Let’s move into the following part, which comprises the error handling constants.

Error Handling

These constants are used to control how errors are reported and handled in your scripts. Let’s see them in the list below.

  • E_ERROR to E_USER_DEPRECATED: Numerical representations of PHP error levels, ranging from critical errors (E_ERROR) to user-triggered deprecations (E_USER_DEPRECATED).
  • E_ALL: Represents all error levels, indicating that all types of errors should be reported.
  • E_STRICT: A level emphasizing strict adherence to coding standards, promoting compatibility.
  • COMPILER_HALT_OFFSET: Special offset value for __halt_compiler(), indicating the end of file for embedded data.

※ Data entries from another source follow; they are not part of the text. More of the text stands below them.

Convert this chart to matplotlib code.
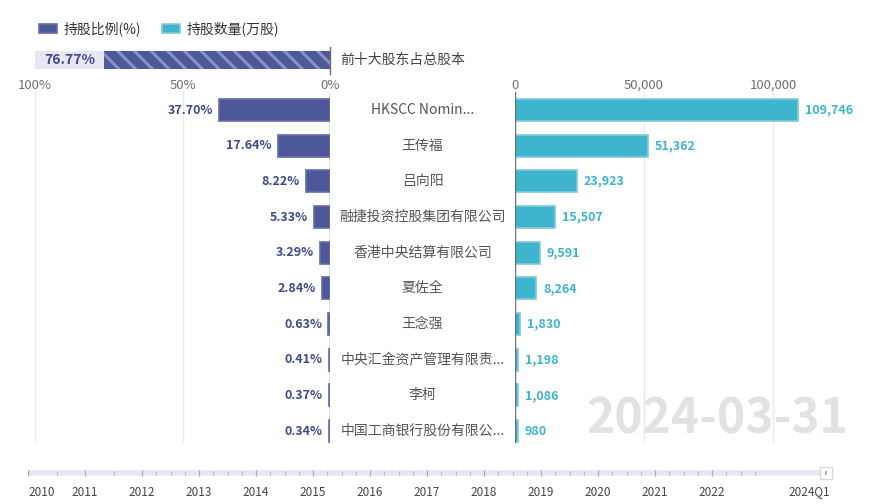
import matplotlib
matplotlib.use('Agg')
import matplotlib.pyplot as plt
import matplotlib.transforms as mtransforms

plt.rcParams['font.family'] = ['Noto Sans CJK SC', 'DejaVu Sans']
plt.rcParams['hatch.linewidth'] = 2.2

# 数据
holders = ['HKSCC Nomin...', '王传福', '吕向阳', '融捷投资控股集团有限公司', '香港中央结算有限公司',
           '夏佐全', '王念强', '中央汇金资产管理有限责...', '李柯', '中国工商银行股份有限公...']
ratio = [37.70, 17.64, 8.22, 5.33, 3.29, 2.84, 0.63, 0.41, 0.37, 0.34]
shares = [109746, 51362, 23923, 15507, 9591, 8264, 1830, 1198, 1086, 980]
top10_total = 76.77
report_date = '2024-03-31'
tl_years = list(range(2010, 2023))
tl_labels = [str(y) for y in tl_years] + ['2024Q1']
tl_pos = tl_years + [2024]

W, H = 871, 504
DARK = '#4e5799'
DARK_TXT = '#3d4a8c'
CYAN = '#3eb4cd'
GRID = '#e8e9f3'
AXIS = '#6e7079'


def box(x, y, w, h):
    return [x / W, 1 - (y + h) / H, w / W, h / H]


fig = plt.figure(figsize=(W / 100, H / 100), dpi=100)

# 左边：持股比例，右边：持股数量
axL = fig.add_axes(box(35, 92, 295, 351))
axR = fig.add_axes(box(515, 92, 325, 351))
rows = list(range(len(holders)))
ylim = ((443 - 110) / 35.67, (92 - 110) / 35.67)

barsL = axL.barh(rows, ratio, height=0.62, color=DARK, edgecolor='#646dab', linewidth=1.2,
                 label='持股比例(%)', zorder=3)
axL.set_xlim(100, 0)
axL.set_ylim(*ylim)
barsR = axR.barh(rows, shares, height=0.62, color=CYAN, edgecolor='#7fcbdc', linewidth=1.2,
                 label='持股数量(万股)', zorder=3)
axR.set_xlim(0, 100000 * 325 / 258)
axR.set_ylim(*ylim)

for ax in (axL, axR):
    for s in ax.spines.values():
        s.set_visible(False)
    ax.xaxis.tick_top()
    ax.tick_params(axis='x', length=0, pad=0, labelsize=9.5, labelcolor=AXIS)
    ax.set_yticks([])
    ax.set_facecolor('none')

axL.set_xticks([100, 50, 0])
axL.set_xticklabels(['100%', '50%', '0%'])
axR.set_xticks([0, 50000, 100000])
axR.set_xticklabels(['0', '50,000', '100,000'])
for v in (100, 50):
    axL.axvline(v, color=GRID, lw=1, zorder=1)
for v in (50000, 100000):
    axR.axvline(v, color=GRID, lw=1, zorder=1)
axL.axvline(0, color=AXIS, lw=1, zorder=4)
axR.axvline(0, color=AXIS, lw=1, zorder=4)

for i, v in enumerate(ratio):
    axL.annotate(f'{v:.2f}%', (v, i), xytext=(-6, 0), textcoords='offset pixels',
                 ha='right', va='center', fontsize=9, fontweight='bold', color=DARK_TXT)
for i, v in enumerate(shares):
    axR.annotate(f'{v:,}', (v, i), xytext=(7, 0), textcoords='offset pixels',
                 ha='left', va='center', fontsize=9, fontweight='bold', color=CYAN)

trans = mtransforms.blended_transform_factory(fig.transFigure, axL.transData)
for i, name in enumerate(holders):
    axL.text(422.5 / W, i, name, transform=trans, ha='center', va='center',
             fontsize=10, color='#555555', clip_on=False)

# 前十大股东占总股本
axT = fig.add_axes(box(35, 51, 295, 18))
axT.barh([0], [100], height=1, color='#e6e7f3', linewidth=0)
axT.barh([0], [top10_total], height=1, color=DARK, edgecolor='#8a90c2', linewidth=0,
         hatch='\\\\')
axT.set_xlim(100, 0)
axT.set_ylim(-0.5, 0.5)
axT.axis('off')
axT.plot([0, 0], [-0.75, 0.75], color=AXIS, lw=1, clip_on=False)
axT.text((top10_total + 100) / 2, 0, f'{top10_total:.2f}%', ha='center', va='center',
         fontsize=10, fontweight='bold', color=DARK_TXT)
axT.annotate('前十大股东占总股本', (0, 0), xytext=(10, 0), textcoords='offset pixels',
             ha='left', va='center', fontsize=10, color='#444444')

# 图例
fig.legend(handles=[barsL, barsR], loc='upper left', bbox_to_anchor=(26 / W, 1 - 9 / H),
           ncol=2, frameon=False, fontsize=10, handlelength=1.3, handleheight=0.55,
           handletextpad=0.5, columnspacing=1.5, labelcolor='#333333')

# 日期水印
fig.text(848 / W, 1 - 419 / H, report_date, ha='right', va='center', fontsize=34.5,
         fontweight='bold', color='#e2e2e5', zorder=0)

# 时间轴
axTL = fig.add_axes(box(28, 468, 798, 10))
axTL.set_xlim(2010, 2024)
axTL.set_ylim(0, 1)
axTL.axis('off')
axTL.plot([2010, 2024], [0.5, 0.5], color='#e6e7f2', lw=4, solid_capstyle='butt')
minor = [2010.5, 2011.5] + [y + q / 4 for y in range(2012, 2023) for q in (1, 2, 3)]
axTL.plot(minor, [0.5] * len(minor), ls='none', marker='|', ms=2.5, color='#b8b8c0', mew=0.8)
axTL.plot(tl_years, [0.5] * len(tl_years), ls='none', marker='|', ms=4.5, color='#a8a8b0', mew=0.9)
axTL.plot([2024], [0.5], ls='none', marker='s', ms=9, mfc='white', mec='#d8d8e0', mew=1,
          clip_on=False)
axTL.plot([2024], [0.5], ls='none', marker='|', ms=3.5, color='#a0a0a8', mew=1.2, clip_on=False)
for i, (p, lab) in enumerate(zip(tl_pos, tl_labels)):
    ha = 'left' if i == 0 else ('right' if i == len(tl_pos) - 1 else 'center')
    axTL.annotate(lab, (p, 0.5), xytext=(4 if i == len(tl_pos) - 1 else 0, -19),
                  textcoords='offset pixels', ha=ha, va='center', fontsize=8.5,
                  color='#444444', annotation_clip=False)

fig.savefig('out.png', dpi=100)
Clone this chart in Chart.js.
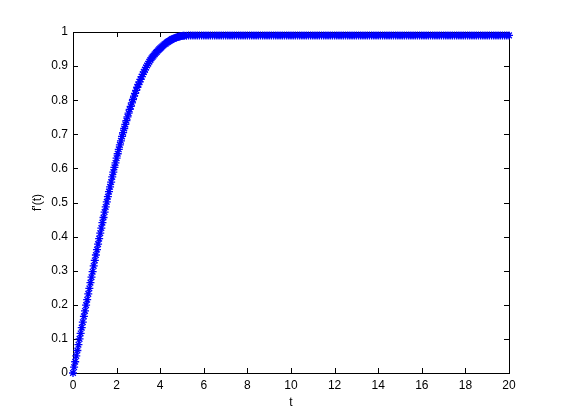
<!DOCTYPE html>
<html>
<head>
<meta charset="utf-8">
<script src="https://cdn.jsdelivr.net/npm/chart.js@4.4.1/dist/chart.umd.min.js"></script>
<style>
  html, body { margin: 0; padding: 0; background: #fff; }
  canvas { display: block; }
</style>
</head>
<body>
<canvas id="myChart" width="561" height="420"></canvas>
<script>
// t samples (dense on the rise, a bit coarser on the flat part)
const tValues = [
  0, 0.05, 0.1, 0.15, 0.2, 0.25, 0.3, 0.35, 0.4, 0.45,
  0.5, 0.55, 0.6, 0.65, 0.7, 0.75, 0.8, 0.85, 0.9, 0.95,
  1, 1.05, 1.1, 1.15, 1.2, 1.25, 1.3, 1.35, 1.4, 1.45,
  1.5, 1.55, 1.6, 1.65, 1.7, 1.75, 1.8, 1.85, 1.9, 1.95,
  2, 2.05, 2.1, 2.15, 2.2, 2.25, 2.3, 2.35, 2.4, 2.45,
  2.5, 2.55, 2.6, 2.65, 2.7, 2.75, 2.8, 2.85, 2.9, 2.95,
  3, 3.05, 3.1, 3.15, 3.2, 3.25, 3.3, 3.35, 3.4, 3.45,
  3.5, 3.55, 3.6, 3.65, 3.7, 3.75, 3.8, 3.85, 3.9, 3.95,
  4, 4.05, 4.1, 4.15, 4.2, 4.25, 4.3, 4.35, 4.4, 4.45,
  4.5, 4.55, 4.6, 4.65, 4.7, 4.75, 4.8, 4.85, 4.9, 4.95,
  5, 5.05, 5.1,
  5.2, 5.3, 5.4, 5.5, 5.6, 5.7, 5.8, 5.9, 6, 6.1,
  6.2, 6.3, 6.4, 6.5, 6.6, 6.7, 6.8, 6.9, 7, 7.1,
  7.2, 7.3, 7.4, 7.5, 7.6, 7.7, 7.8, 7.9, 8, 8.1,
  8.2, 8.3, 8.4, 8.5, 8.6, 8.7, 8.8, 8.9, 9, 9.1,
  9.2, 9.3, 9.4, 9.5, 9.6, 9.7, 9.8, 9.9, 10, 10.1,
  10.2, 10.3, 10.4, 10.5, 10.6, 10.7, 10.8, 10.9, 11, 11.1,
  11.2, 11.3, 11.4, 11.5, 11.6, 11.7, 11.8, 11.9, 12, 12.1,
  12.2, 12.3, 12.4, 12.5, 12.6, 12.7, 12.8, 12.9, 13, 13.1,
  13.2, 13.3, 13.4, 13.5, 13.6, 13.7, 13.8, 13.9, 14, 14.1,
  14.2, 14.3, 14.4, 14.5, 14.6, 14.7, 14.8, 14.9, 15, 15.1,
  15.2, 15.3, 15.4, 15.5, 15.6, 15.7, 15.8, 15.9, 16, 16.1,
  16.2, 16.3, 16.4, 16.5, 16.6, 16.7, 16.8, 16.9, 17, 17.1,
  17.2, 17.3, 17.4, 17.5, 17.6, 17.7, 17.8, 17.9, 18, 18.1,
  18.2, 18.3, 18.4, 18.5, 18.6, 18.7, 18.8, 18.9, 19, 19.1,
  19.2, 19.3, 19.4, 19.5, 19.6, 19.7, 19.8, 19.9, 20
];

// f'(t)
const fPrime = [
  0, 0.017, 0.033, 0.050, 0.066, 0.083, 0.100, 0.116, 0.133, 0.149,
  0.166, 0.182, 0.199, 0.215, 0.232, 0.248, 0.265, 0.281, 0.297, 0.314,
  0.330, 0.346, 0.362, 0.378, 0.394, 0.410, 0.425, 0.441, 0.456, 0.472,
  0.487, 0.502, 0.517, 0.532, 0.546, 0.560, 0.575, 0.589, 0.603, 0.616,
  0.630, 0.643, 0.656, 0.669, 0.681, 0.694, 0.705, 0.717, 0.729, 0.740,
  0.751, 0.762, 0.773, 0.782, 0.792, 0.802, 0.812, 0.820, 0.829, 0.838,
  0.846, 0.854, 0.861, 0.869, 0.876, 0.883, 0.889, 0.896, 0.902, 0.907,
  0.913, 0.918, 0.923, 0.927, 0.931, 0.935, 0.939, 0.942, 0.946, 0.949,
  0.952, 0.955, 0.958, 0.961, 0.964, 0.966, 0.969, 0.971, 0.973, 0.975,
  0.977, 0.979, 0.980, 0.982, 0.983, 0.984, 0.985, 0.986, 0.987, 0.988,
  0.988, 0.989, 0.989,
  0.989, 0.990, 0.990, 0.990, 0.990, 0.99, 0.99, 0.99, 0.99, 0.99,
  0.99, 0.99, 0.99, 0.99, 0.99, 0.99, 0.99, 0.99, 0.99, 0.99,
  0.99, 0.99, 0.99, 0.99, 0.99, 0.99, 0.99, 0.99, 0.99, 0.99,
  0.99, 0.99, 0.99, 0.99, 0.99, 0.99, 0.99, 0.99, 0.99, 0.99,
  0.99, 0.99, 0.99, 0.99, 0.99, 0.99, 0.99, 0.99, 0.99, 0.99,
  0.99, 0.99, 0.99, 0.99, 0.99, 0.99, 0.99, 0.99, 0.99, 0.99,
  0.99, 0.99, 0.99, 0.99, 0.99, 0.99, 0.99, 0.99, 0.99, 0.99,
  0.99, 0.99, 0.99, 0.99, 0.99, 0.99, 0.99, 0.99, 0.99, 0.99,
  0.99, 0.99, 0.99, 0.99, 0.99, 0.99, 0.99, 0.99, 0.99, 0.99,
  0.99, 0.99, 0.99, 0.99, 0.99, 0.99, 0.99, 0.99, 0.99, 0.99,
  0.99, 0.99, 0.99, 0.99, 0.99, 0.99, 0.99, 0.99, 0.99, 0.99,
  0.99, 0.99, 0.99, 0.99, 0.99, 0.99, 0.99, 0.99, 0.99, 0.99,
  0.99, 0.99, 0.99, 0.99, 0.99, 0.99, 0.99, 0.99, 0.99, 0.99,
  0.99, 0.99, 0.99, 0.99, 0.99, 0.99, 0.99, 0.99, 0.99, 0.99,
  0.99, 0.99, 0.99, 0.99, 0.99, 0.99, 0.99, 0.99, 0.99
];

const xTicks = [0, 2, 4, 6, 8, 10, 12, 14, 16, 18, 20];
const yTicks = [0, 0.1, 0.2, 0.3, 0.4, 0.5, 0.6, 0.7, 0.8, 0.9, 1];

const points = tValues.map((t, i) => ({ x: t, y: fPrime[i] }));
const tickFont = { family: 'Liberation Sans, Arial, sans-serif', size: 12 };

// matlab-style box with inward ticks on all four sides
const axesBox = {
  id: 'axesBox',
  beforeDatasetsDraw(chart) {
    const { ctx, chartArea: a, scales } = chart;
    const len = 5;
    ctx.save();
    ctx.strokeStyle = '#000';
    ctx.lineWidth = 1;
    ctx.strokeRect(a.left + 0.5, a.top + 0.5, a.right - a.left, a.bottom - a.top);
    ctx.beginPath();
    xTicks.forEach(v => {
      const px = Math.round(scales.x.getPixelForValue(v)) + 0.5;
      ctx.moveTo(px, a.bottom); ctx.lineTo(px, a.bottom - len);
      ctx.moveTo(px, a.top); ctx.lineTo(px, a.top + len);
    });
    yTicks.forEach(v => {
      const py = Math.round(scales.y.getPixelForValue(v)) + 0.5;
      ctx.moveTo(a.left, py); ctx.lineTo(a.left + len, py);
      ctx.moveTo(a.right, py); ctx.lineTo(a.right - len, py);
    });
    ctx.stroke();
    ctx.restore();
  }
};

new Chart(document.getElementById('myChart'), {
  type: 'scatter',
  data: {
    datasets: [{
      data: points,
      showLine: true,
      borderColor: '#0000ff',
      backgroundColor: '#0000ff',
      borderWidth: 1,
      pointStyle: 'star',
      pointRadius: 4,
      pointBorderWidth: 1.3,
      pointBorderColor: '#0000ff',
      clip: false
    }]
  },
  options: {
    responsive: false,
    animation: false,
    layout: { padding: { left: 0, top: 32, right: 52, bottom: 0 } },
    plugins: { legend: { display: false }, tooltip: { enabled: false } },
    scales: {
      x: {
        type: 'linear',
        min: 0, max: 20,
        afterFit(s) { s.height = 47; },
        afterBuildTicks(s) { s.ticks = xTicks.map(v => ({ value: v })); },
        grid: { display: false, drawTicks: false },
        border: { display: false },
        ticks: { color: '#000', font: tickFont, padding: 5, maxRotation: 0 },
        title: { display: true, text: 't', color: '#000', font: tickFont, padding: { top: 0, bottom: 10 } }
      },
      y: {
        type: 'linear',
        min: 0, max: 1,
        afterFit(s) { s.width = 73; },
        afterBuildTicks(s) { s.ticks = yTicks.map(v => ({ value: v })); },
        grid: { display: false, drawTicks: false },
        border: { display: false },
        ticks: { color: '#000', font: tickFont, padding: 5, callback: v => String(Math.round(v * 10) / 10) },
        title: { display: true, text: "f'(t)", color: '#000', font: tickFont, padding: { top: 30, bottom: 0 } }
      }
    }
  },
  plugins: [axesBox]
});
</script>
</body>
</html>
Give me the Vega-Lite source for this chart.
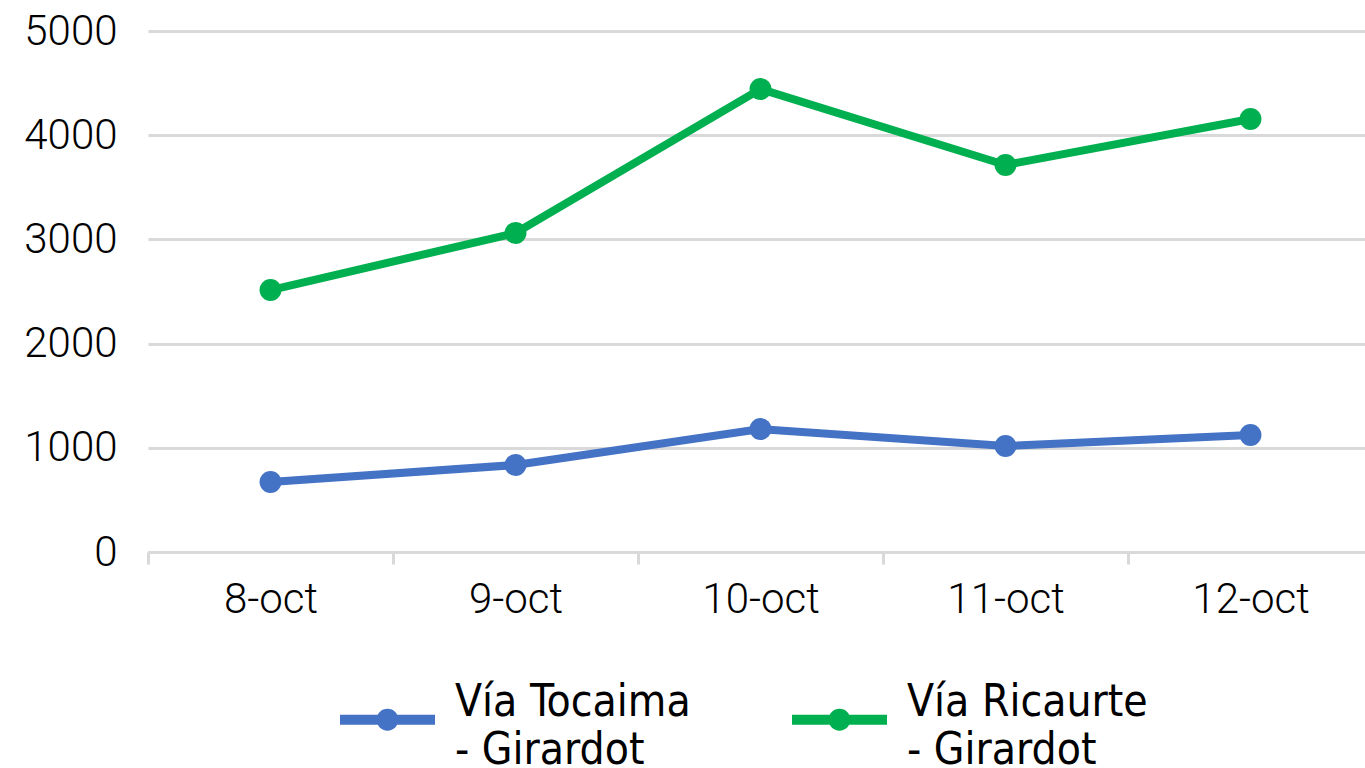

Let’s move into the section below, which covers Boolean and Null Values constants.

Boolean and Null Values

These are predefined words in the PHP core used to handle logical operations.

  • true
  • false
  • null

Windows-specific Constants

PHP_WINDOWS_EVENT_CTRL_C (int): An integer constant in PHP representing the Ctrl+C (SIGINT) event on Windows. Used for handling interrupt signals, typically to gracefully terminate a process or handle user interruptions.

PHP_WINDOWS_EVENT_CTRL_BREAK (int): An integer constant in PHP representing the Ctrl+Break event on Windows. This is another signal event that can be used for special handling in a PHP script, allowing developers to respond to specific user inputs or system signals.

Let’s summarize it

Wrapping up

A set of predefined constants in PHP provides insights into the language and environment. Easily accessible in your code, these constants remain static, designed for various functionalities.

We explored PHP Version Information, System Information, and Error Handling, categorizing constants by their purposes. The journey led us through details of PHP’s interaction with web servers, operating system details, and error control mechanisms.

We delved into Boolean and Null Values and even explored Windows-specific constants. These constants serve as invaluable tools for developers, enhancing code adaptability and facilitating efficient problem-solving. As we navigate this dynamic landscape, PHP constants stand as pillars, providing stability and functionality to our coding endeavors.

Thank you for reading. Happy Coding!